Fri, October 29th, 2010 at 4:51PM (PDT)


When last we saw the Thunderbolts, they were deep down in Shadowland and experiencing some difficulties. Fixer and Songbird were taken out of the equation, leaving the rest of the crew without leadership and open to suggestion. It’s nice to see them continue with the mission and try to wrap things up. There’s little posturing and soliloquizing here, just a pure need for more action.

You have to hand it to this comic, plus the creators and editorial team, there is a stack of fun ninja action and bad ass villain revelry on display. The issue absolutely whizzes along with great set pieces for the characters to showcase their skills. There are also numerous moments where you can laugh out loud and enjoy the absurdity of the whole premise. Parker is doing a glorious job of making this comic feel like comics.

Though a fair amount of time is given to spreading the love across nearly all the team members (except for Man-Thing who mostly just does a solid Gwyneth Paltrow), it is Crossbones who shines through on this one. As one character remembers so eloquently, “you don’t talk much so I forget you’re a crazy racist.” Just because these people get to headline a team book doesn’t mean they’ve completely changed. Crossbones completely proves this rule as some Terrigen mist business from a previous issue comes into play. It is Crossbones’ actions that are truly defined in this issue and that will have great dramatic impact in issues to come.

The Hand ninja goons are treated as substantial cannon fodder. While they should be able to take down at least a few of these sub-rate villains, instead they are mostly just mosquitoes to be swatted. At least this is consistent in most titles, and I assume that for Murdock to fuel such an army he needed to cut corners. This doesn’t mean it’s not fun watching Juggernaut do his thing right through the red robed masses.

It is a shame Shalvey won’t be sticking around on the title. His style is somewhere left of Skottie Young at times, but with a darker, though still more mainstream, bent to it. His character designs make this comic worth reading because you feel you are getting a variation you haven’t seen before. His action is fluid and his faces are fun. He is a superstar on the rise and one worth keeping an eye on, wherever he lands.

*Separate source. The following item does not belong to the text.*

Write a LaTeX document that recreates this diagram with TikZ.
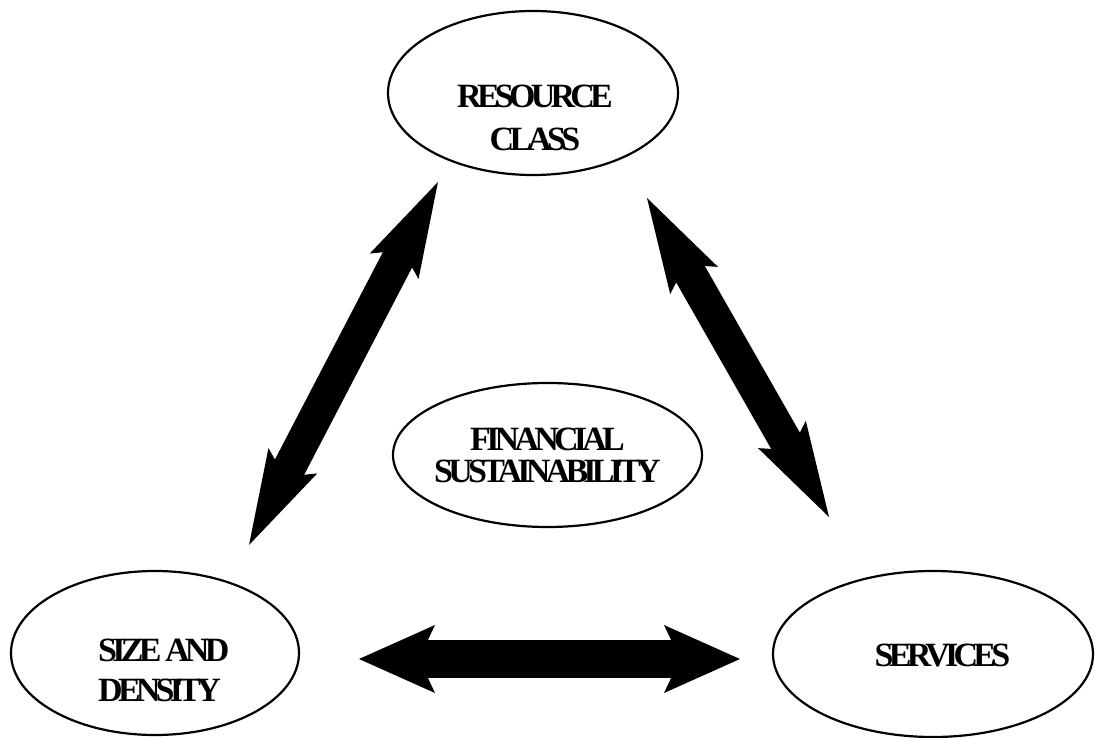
\documentclass[tikz,border=0pt]{standalone}
\usepackage{fontspec}
\newfontfamily\capsfont{Liberation Serif}[LetterSpace=-14]
\usetikzlibrary{arrows.meta,shapes.geometric}

\tikzset{
	blob/.style={draw, ellipse, line width=2.2pt, inner sep=0pt},
	txt/.style={font=\capsfont\bfseries\fontsize{34}{#1}\selectfont, align=center, inner sep=0pt},
	slant/.style={line width=33pt,
		{Stealth[length=95pt,width=55pt,inset=18pt,line width=0pt]}-{Stealth[length=95pt,width=55pt,inset=18pt,line width=0pt]}},
	flat/.style={line width=38pt,
		{Stealth[length=76pt,width=68pt,inset=16pt,line width=0pt]}-{Stealth[length=76pt,width=68pt,inset=16pt,line width=0pt]}}
}

\begin{document}
\begin{tikzpicture}[x=1pt,y=-1pt]
	\useasboundingbox (0,0) rectangle (1095,738);
	\node[blob, minimum width=290pt, minimum height=164pt] (res) at (533,93) {};
	\node[blob, minimum width=309pt, minimum height=144pt] (fin) at (547.5,455) {};
	\node[blob, minimum width=288pt, minimum height=164pt] (size) at (155,653) {};
	\node[blob, minimum width=320pt, minimum height=166pt] (serv) at (933,654) {};
	\node[txt=43pt] (res-t) at (535,118) {RESOURCE\\CLASS};
	\node[txt=32pt] (fin-t) at (fin) {FINANCIAL\\SUSTAINABILITY};
	\node[txt=40pt, align=left, anchor=west] (size-t) at (98,670) {SIZE AND\\DENSITY};
	\node[txt=34pt] (serv-t) at (942.5,655.5) {SERVICES};
	\coordinate (A) at (438,182);
	\coordinate (B) at (249,545);
	\coordinate (C) at (647,198);
	\coordinate (D) at (829,517);
	\coordinate (E) at (359,659);
	\coordinate (F) at (740,659);
	\draw[slant] (A) -- (B);
	\draw[slant] (C) -- (D);
	\draw[flat] (E) -- (F);
\end{tikzpicture}
\end{document}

This two-parter within the Shadowland story proper should go down as the one with the highest quality. Parker and Shalvey have crafted a short and sharp tale of villains getting in and getting out but plenty of mischief is had in between. This comic is a delight to read and look at, and is worthy of insurmountable praise. I can only hope many tried it for the tie-in value and will now stick around for the show. “Thunderbolts” is the comic you’re probably hearing lots about and you need to now listen; it’s better than it should be.